TASK BRIEF: Retype all of the listing exactly, passing over any picture you find.

DATA FOR THIS TASK:
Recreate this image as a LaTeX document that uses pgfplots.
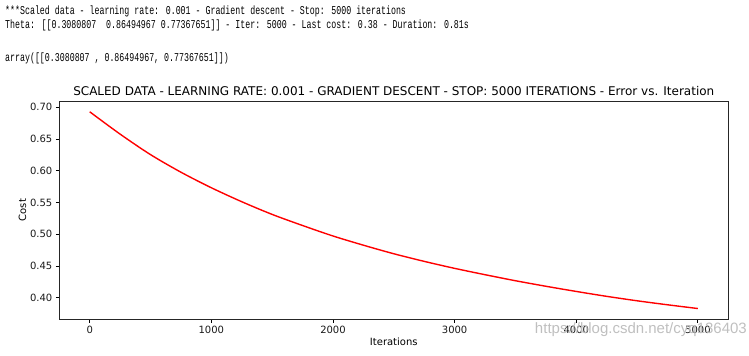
\documentclass[border=0pt]{standalone}
\usepackage{fontspec}
\setmainfont{DejaVu Sans}
\newfontfamily\monofont[FakeStretch=0.69]{Liberation Mono}
\newfontfamily\wmfont{Liberation Sans}
\usepackage{pgfplots}
\pgfplotsset{compat=1.18}
\begin{document}
\begin{tikzpicture}
\useasboundingbox (0,0) rectangle (749bp,356bp);
% console text
\node[anchor=west,inner sep=0pt,font=\monofont\fontsize{12bp}{14bp}\selectfont] at (5bp,345bp) {***Scaled data - learning rate: 0.001 - Gradient descent - Stop: 5000 iterations};
\node[anchor=west,inner sep=0pt,font=\monofont\fontsize{12bp}{14bp}\selectfont] at (5bp,331bp) {Theta: [[0.3080807\ \ 0.86494967 0.77367651]] - Iter: 5000 - Last cost: 0.38 - Duration: 0.81s};
\node[anchor=west,inner sep=0pt,font=\monofont\fontsize{12bp}{14bp}\selectfont] at (5bp,298bp) {array([[0.3080807 , 0.86494967, 0.77367651]])};
\begin{axis}[
  at={(59.3bp,37bp)}, anchor=south west,
  scale only axis, width=669bp, height=218bp,
  xmin=-250, xmax=5250, ymin=0.3665, ymax=0.710,
  xtick={0,1000,2000,3000,4000,5000},
  ytick={0.40,0.45,0.50,0.55,0.60,0.65,0.70},
  /pgf/number format/1000 sep={},
  /pgf/number format/assume math mode=true,
  yticklabel style={/pgf/number format/fixed,/pgf/number format/fixed zerofill,/pgf/number format/precision=2},
  xtick pos=bottom, ytick pos=left, tick align=outside,
  major tick length=3.5bp,
  tick style={black, line width=0.8bp},
  axis line style={black!85, line width=0.8bp},
  ticklabel style={font=\fontsize{10bp}{12bp}\selectfont, text=black!90},
  title={SCALED DATA - LEARNING RATE: 0.001 - GRADIENT DESCENT - STOP: 5000 ITERATIONS - Error vs. Iteration},
  title style={font=\fontsize{12bp}{14bp}\selectfont, yshift=-4bp},
  xlabel={Iterations}, ylabel={Cost},
  label style={font=\fontsize{10bp}{12bp}\selectfont},
  xlabel style={yshift=3bp},
  ylabel style={yshift=-3bp},
]
\addplot[red, line width=1.4bp, smooth, tension=0.5] coordinates {
(0,0.693) (250,0.6578) (500,0.6255) (750,0.5978) (1000,0.5733) (1250,0.5513)
(1500,0.5313) (1750,0.5138) (2000,0.4973) (2250,0.4828) (2500,0.4693) (2750,0.4573)
(3000,0.4463) (3250,0.4363) (3500,0.4268) (3750,0.4181) (4000,0.4099) (4250,0.4022)
(4500,0.3952) (4750,0.3889) (5000,0.383)
};
\end{axis}
\node[anchor=east,inner sep=0pt,font=\wmfont\fontsize{15bp}{17bp}\selectfont,text=black!25] at (747bp,26bp) {https://blog.csdn.net/cyq136403};
\end{tikzpicture}
\end{document}
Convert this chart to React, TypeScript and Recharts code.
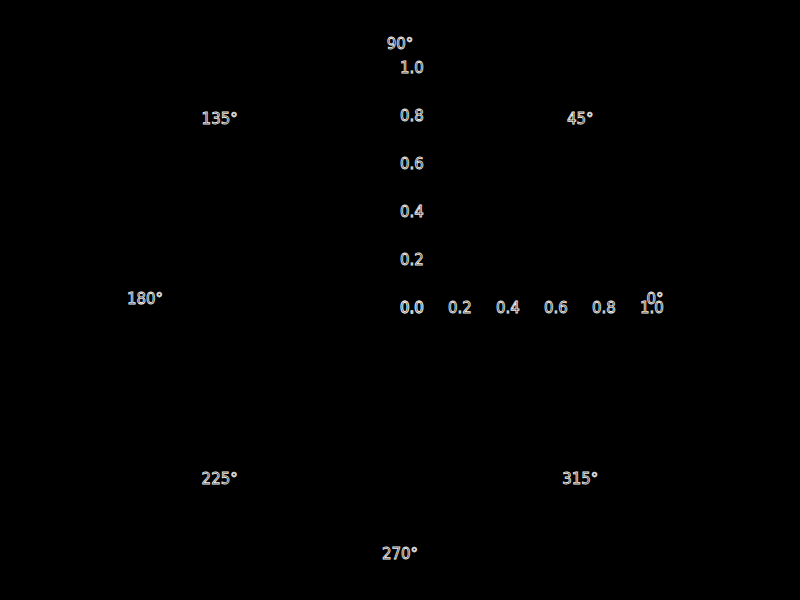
import { RadarChart, PolarAngleAxis, PolarRadiusAxis } from "recharts";

const angleTicks = [0, 45, 90, 135, 180, 225, 270, 315];
const radiusTicks = [0, 0.2, 0.4, 0.6, 0.8, 1.0];
const data = angleTicks.map((a) => ({ angle: `${a}°` }));

const textStyle = {
  fontFamily: "DejaVu Sans",
  fontSize: 15,
  fill: "#000",
  stroke: "#f2f2f2",
  strokeWidth: 0.8,
};

function AngleTick(props: any) {
  const { x, y, payload } = props;
  return (
    <text x={x} y={y} dy="0.4em" textAnchor="middle" style={textStyle}>
      {payload.value}
    </text>
  );
}

function RadiusTick(props: any) {
  const { x, y, payload } = props;
  return (
    <text x={x} y={y} dy={14.5} textAnchor="start" style={textStyle}>
      {Number(payload.value).toFixed(1)}
    </text>
  );
}

export default function App() {
  return (
    <div
      style={{
        position: "fixed",
        left: 0,
        top: 0,
        width: 800,
        height: 600,
        background: "#000",
      }}
    >
      <RadarChart
        width={800}
        height={600}
        cx={400}
        cy={298}
        innerRadius={0}
        outerRadius={240}
        startAngle={45}
        endAngle={405}
        data={data}
      >
        <PolarAngleAxis
          dataKey="angle"
          tick={<AngleTick />}
          tickSize={15}
          tickLine={false}
          axisLine={false}
        />
        <PolarRadiusAxis
          type="number"
          domain={[0, 1]}
          allowDataOverflow
          ticks={radiusTicks}
          angle={0}
          tick={<RadiusTick />}
          axisLine={false}
          tickLine={false}
        />
        <PolarRadiusAxis
          radiusAxisId="y"
          type="number"
          domain={[0, 1]}
          allowDataOverflow
          ticks={radiusTicks}
          angle={90}
          tick={<RadiusTick />}
          axisLine={false}
          tickLine={false}
        />
      </RadarChart>
    </div>
  );
}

EXERCISE ANSWER:
Recreate this image as a LaTeX document that uses pgfplots.
\documentclass[border=0pt]{standalone}
\usepackage{fontspec}
\setmainfont{DejaVu Sans}
\newfontfamily\monofont[FakeStretch=0.69]{Liberation Mono}
\newfontfamily\wmfont{Liberation Sans}
\usepackage{pgfplots}
\pgfplotsset{compat=1.18}
\begin{document}
\begin{tikzpicture}
\useasboundingbox (0,0) rectangle (749bp,356bp);
% console text
\node[anchor=west,inner sep=0pt,font=\monofont\fontsize{12bp}{14bp}\selectfont] at (5bp,345bp) {***Scaled data - learning rate: 0.001 - Gradient descent - Stop: 5000 iterations};
\node[anchor=west,inner sep=0pt,font=\monofont\fontsize{12bp}{14bp}\selectfont] at (5bp,331bp) {Theta: [[0.3080807\ \ 0.86494967 0.77367651]] - Iter: 5000 - Last cost: 0.38 - Duration: 0.81s};
\node[anchor=west,inner sep=0pt,font=\monofont\fontsize{12bp}{14bp}\selectfont] at (5bp,298bp) {array([[0.3080807 , 0.86494967, 0.77367651]])};
\begin{axis}[
  at={(59.3bp,37bp)}, anchor=south west,
  scale only axis, width=669bp, height=218bp,
  xmin=-250, xmax=5250, ymin=0.3665, ymax=0.710,
  xtick={0,1000,2000,3000,4000,5000},
  ytick={0.40,0.45,0.50,0.55,0.60,0.65,0.70},
  /pgf/number format/1000 sep={},
  /pgf/number format/assume math mode=true,
  yticklabel style={/pgf/number format/fixed,/pgf/number format/fixed zerofill,/pgf/number format/precision=2},
  xtick pos=bottom, ytick pos=left, tick align=outside,
  major tick length=3.5bp,
  tick style={black, line width=0.8bp},
  axis line style={black!85, line width=0.8bp},
  ticklabel style={font=\fontsize{10bp}{12bp}\selectfont, text=black!90},
  title={SCALED DATA - LEARNING RATE: 0.001 - GRADIENT DESCENT - STOP: 5000 ITERATIONS - Error vs. Iteration},
  title style={font=\fontsize{12bp}{14bp}\selectfont, yshift=-4bp},
  xlabel={Iterations}, ylabel={Cost},
  label style={font=\fontsize{10bp}{12bp}\selectfont},
  xlabel style={yshift=3bp},
  ylabel style={yshift=-3bp},
]
\addplot[red, line width=1.4bp, smooth, tension=0.5] coordinates {
(0,0.693) (250,0.6578) (500,0.6255) (750,0.5978) (1000,0.5733) (1250,0.5513)
(1500,0.5313) (1750,0.5138) (2000,0.4973) (2250,0.4828) (2500,0.4693) (2750,0.4573)
(3000,0.4463) (3250,0.4363) (3500,0.4268) (3750,0.4181) (4000,0.4099) (4250,0.4022)
(4500,0.3952) (4750,0.3889) (5000,0.383)
};
\end{axis}
\node[anchor=east,inner sep=0pt,font=\wmfont\fontsize{15bp}{17bp}\selectfont,text=black!25] at (747bp,26bp) {https://blog.csdn.net/cyq136403};
\end{tikzpicture}
\end{document}
Convert this chart to React, TypeScript and Recharts code.
import { RadarChart, PolarAngleAxis, PolarRadiusAxis } from "recharts";

const angleTicks = [0, 45, 90, 135, 180, 225, 270, 315];
const radiusTicks = [0, 0.2, 0.4, 0.6, 0.8, 1.0];
const data = angleTicks.map((a) => ({ angle: `${a}°` }));

const textStyle = {
  fontFamily: "DejaVu Sans",
  fontSize: 15,
  fill: "#000",
  stroke: "#f2f2f2",
  strokeWidth: 0.8,
};

function AngleTick(props: any) {
  const { x, y, payload } = props;
  return (
    <text x={x} y={y} dy="0.4em" textAnchor="middle" style={textStyle}>
      {payload.value}
    </text>
  );
}

function RadiusTick(props: any) {
  const { x, y, payload } = props;
  return (
    <text x={x} y={y} dy={14.5} textAnchor="start" style={textStyle}>
      {Number(payload.value).toFixed(1)}
    </text>
  );
}

export default function App() {
  return (
    <div
      style={{
        position: "fixed",
        left: 0,
        top: 0,
        width: 800,
        height: 600,
        background: "#000",
      }}
    >
      <RadarChart
        width={800}
        height={600}
        cx={400}
        cy={298}
        innerRadius={0}
        outerRadius={240}
        startAngle={45}
        endAngle={405}
        data={data}
      >
        <PolarAngleAxis
          dataKey="angle"
          tick={<AngleTick />}
          tickSize={15}
          tickLine={false}
          axisLine={false}
        />
        <PolarRadiusAxis
          type="number"
          domain={[0, 1]}
          allowDataOverflow
          ticks={radiusTicks}
          angle={0}
          tick={<RadiusTick />}
          axisLine={false}
          tickLine={false}
        />
        <PolarRadiusAxis
          radiusAxisId="y"
          type="number"
          domain={[0, 1]}
          allowDataOverflow
          ticks={radiusTicks}
          angle={90}
          tick={<RadiusTick />}
          axisLine={false}
          tickLine={false}
        />
      </RadarChart>
    </div>
  );
}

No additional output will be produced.